Problem to solve:
Every line in the listing is to be echoed verbatim.

Data provided:
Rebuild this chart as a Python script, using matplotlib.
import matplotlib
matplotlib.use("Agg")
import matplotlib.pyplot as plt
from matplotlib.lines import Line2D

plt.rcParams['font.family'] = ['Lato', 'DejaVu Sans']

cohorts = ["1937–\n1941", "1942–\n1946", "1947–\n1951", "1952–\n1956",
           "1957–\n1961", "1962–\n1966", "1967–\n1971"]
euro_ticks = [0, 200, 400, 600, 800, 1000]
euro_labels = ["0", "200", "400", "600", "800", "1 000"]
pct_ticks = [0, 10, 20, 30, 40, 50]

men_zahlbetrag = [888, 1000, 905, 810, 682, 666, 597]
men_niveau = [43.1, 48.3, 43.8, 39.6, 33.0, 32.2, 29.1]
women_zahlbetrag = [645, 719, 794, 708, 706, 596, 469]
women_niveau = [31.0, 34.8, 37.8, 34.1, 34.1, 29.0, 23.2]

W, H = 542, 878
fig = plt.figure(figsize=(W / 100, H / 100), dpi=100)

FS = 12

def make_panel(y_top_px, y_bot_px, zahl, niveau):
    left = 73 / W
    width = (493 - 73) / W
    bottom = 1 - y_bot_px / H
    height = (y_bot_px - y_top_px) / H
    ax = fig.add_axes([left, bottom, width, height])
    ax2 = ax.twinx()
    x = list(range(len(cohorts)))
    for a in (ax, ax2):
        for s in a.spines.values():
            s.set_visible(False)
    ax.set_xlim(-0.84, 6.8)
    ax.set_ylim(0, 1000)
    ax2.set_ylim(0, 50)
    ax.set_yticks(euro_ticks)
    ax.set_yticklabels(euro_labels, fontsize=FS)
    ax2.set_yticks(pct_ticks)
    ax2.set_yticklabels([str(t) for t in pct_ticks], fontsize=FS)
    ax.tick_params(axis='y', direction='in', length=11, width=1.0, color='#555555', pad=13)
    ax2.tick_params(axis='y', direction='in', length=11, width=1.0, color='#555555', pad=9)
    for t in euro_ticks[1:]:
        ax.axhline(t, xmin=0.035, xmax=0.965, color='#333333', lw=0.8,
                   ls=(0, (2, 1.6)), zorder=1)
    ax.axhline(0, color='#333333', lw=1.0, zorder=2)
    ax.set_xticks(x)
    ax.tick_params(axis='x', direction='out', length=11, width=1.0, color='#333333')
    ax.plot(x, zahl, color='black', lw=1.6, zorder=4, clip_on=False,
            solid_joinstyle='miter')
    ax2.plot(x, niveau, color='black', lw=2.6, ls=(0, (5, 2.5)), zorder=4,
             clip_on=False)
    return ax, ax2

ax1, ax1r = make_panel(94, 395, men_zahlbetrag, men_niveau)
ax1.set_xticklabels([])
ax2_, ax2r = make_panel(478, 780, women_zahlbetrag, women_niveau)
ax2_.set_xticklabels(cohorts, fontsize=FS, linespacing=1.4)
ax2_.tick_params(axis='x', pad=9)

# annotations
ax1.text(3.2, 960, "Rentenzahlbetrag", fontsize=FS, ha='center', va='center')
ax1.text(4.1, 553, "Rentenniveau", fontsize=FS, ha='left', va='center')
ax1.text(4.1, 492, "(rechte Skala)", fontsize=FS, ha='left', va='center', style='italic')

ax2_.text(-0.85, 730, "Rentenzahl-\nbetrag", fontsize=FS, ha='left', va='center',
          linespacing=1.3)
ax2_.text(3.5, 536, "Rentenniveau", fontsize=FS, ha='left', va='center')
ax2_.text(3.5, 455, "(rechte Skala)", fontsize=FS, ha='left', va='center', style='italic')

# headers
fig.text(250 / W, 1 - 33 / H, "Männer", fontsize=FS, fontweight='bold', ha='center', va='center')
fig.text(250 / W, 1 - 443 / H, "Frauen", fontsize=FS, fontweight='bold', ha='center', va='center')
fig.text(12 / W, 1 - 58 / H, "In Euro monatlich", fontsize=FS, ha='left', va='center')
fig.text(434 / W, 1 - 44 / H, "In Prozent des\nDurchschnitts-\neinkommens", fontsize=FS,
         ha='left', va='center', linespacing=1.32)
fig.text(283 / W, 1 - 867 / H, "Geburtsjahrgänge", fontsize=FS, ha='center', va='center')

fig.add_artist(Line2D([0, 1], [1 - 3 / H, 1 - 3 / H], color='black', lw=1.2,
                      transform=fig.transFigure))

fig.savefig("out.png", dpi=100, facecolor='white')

Written solution:
Rebuild this chart as a Python script, using matplotlib.
import matplotlib
matplotlib.use("Agg")
import matplotlib.pyplot as plt
from matplotlib.lines import Line2D

plt.rcParams['font.family'] = ['Lato', 'DejaVu Sans']

cohorts = ["1937–\n1941", "1942–\n1946", "1947–\n1951", "1952–\n1956",
           "1957–\n1961", "1962–\n1966", "1967–\n1971"]
euro_ticks = [0, 200, 400, 600, 800, 1000]
euro_labels = ["0", "200", "400", "600", "800", "1 000"]
pct_ticks = [0, 10, 20, 30, 40, 50]

men_zahlbetrag = [888, 1000, 905, 810, 682, 666, 597]
men_niveau = [43.1, 48.3, 43.8, 39.6, 33.0, 32.2, 29.1]
women_zahlbetrag = [645, 719, 794, 708, 706, 596, 469]
women_niveau = [31.0, 34.8, 37.8, 34.1, 34.1, 29.0, 23.2]

W, H = 542, 878
fig = plt.figure(figsize=(W / 100, H / 100), dpi=100)

FS = 12

def make_panel(y_top_px, y_bot_px, zahl, niveau):
    left = 73 / W
    width = (493 - 73) / W
    bottom = 1 - y_bot_px / H
    height = (y_bot_px - y_top_px) / H
    ax = fig.add_axes([left, bottom, width, height])
    ax2 = ax.twinx()
    x = list(range(len(cohorts)))
    for a in (ax, ax2):
        for s in a.spines.values():
            s.set_visible(False)
    ax.set_xlim(-0.84, 6.8)
    ax.set_ylim(0, 1000)
    ax2.set_ylim(0, 50)
    ax.set_yticks(euro_ticks)
    ax.set_yticklabels(euro_labels, fontsize=FS)
    ax2.set_yticks(pct_ticks)
    ax2.set_yticklabels([str(t) for t in pct_ticks], fontsize=FS)
    ax.tick_params(axis='y', direction='in', length=11, width=1.0, color='#555555', pad=13)
    ax2.tick_params(axis='y', direction='in', length=11, width=1.0, color='#555555', pad=9)
    for t in euro_ticks[1:]:
        ax.axhline(t, xmin=0.035, xmax=0.965, color='#333333', lw=0.8,
                   ls=(0, (2, 1.6)), zorder=1)
    ax.axhline(0, color='#333333', lw=1.0, zorder=2)
    ax.set_xticks(x)
    ax.tick_params(axis='x', direction='out', length=11, width=1.0, color='#333333')
    ax.plot(x, zahl, color='black', lw=1.6, zorder=4, clip_on=False,
            solid_joinstyle='miter')
    ax2.plot(x, niveau, color='black', lw=2.6, ls=(0, (5, 2.5)), zorder=4,
             clip_on=False)
    return ax, ax2

ax1, ax1r = make_panel(94, 395, men_zahlbetrag, men_niveau)
ax1.set_xticklabels([])
ax2_, ax2r = make_panel(478, 780, women_zahlbetrag, women_niveau)
ax2_.set_xticklabels(cohorts, fontsize=FS, linespacing=1.4)
ax2_.tick_params(axis='x', pad=9)

# annotations
ax1.text(3.2, 960, "Rentenzahlbetrag", fontsize=FS, ha='center', va='center')
ax1.text(4.1, 553, "Rentenniveau", fontsize=FS, ha='left', va='center')
ax1.text(4.1, 492, "(rechte Skala)", fontsize=FS, ha='left', va='center', style='italic')

ax2_.text(-0.85, 730, "Rentenzahl-\nbetrag", fontsize=FS, ha='left', va='center',
          linespacing=1.3)
ax2_.text(3.5, 536, "Rentenniveau", fontsize=FS, ha='left', va='center')
ax2_.text(3.5, 455, "(rechte Skala)", fontsize=FS, ha='left', va='center', style='italic')

# headers
fig.text(250 / W, 1 - 33 / H, "Männer", fontsize=FS, fontweight='bold', ha='center', va='center')
fig.text(250 / W, 1 - 443 / H, "Frauen", fontsize=FS, fontweight='bold', ha='center', va='center')
fig.text(12 / W, 1 - 58 / H, "In Euro monatlich", fontsize=FS, ha='left', va='center')
fig.text(434 / W, 1 - 44 / H, "In Prozent des\nDurchschnitts-\neinkommens", fontsize=FS,
         ha='left', va='center', linespacing=1.32)
fig.text(283 / W, 1 - 867 / H, "Geburtsjahrgänge", fontsize=FS, ha='center', va='center')

fig.add_artist(Line2D([0, 1], [1 - 3 / H, 1 - 3 / H], color='black', lw=1.2,
                      transform=fig.transFigure))

fig.savefig("out.png", dpi=100, facecolor='white')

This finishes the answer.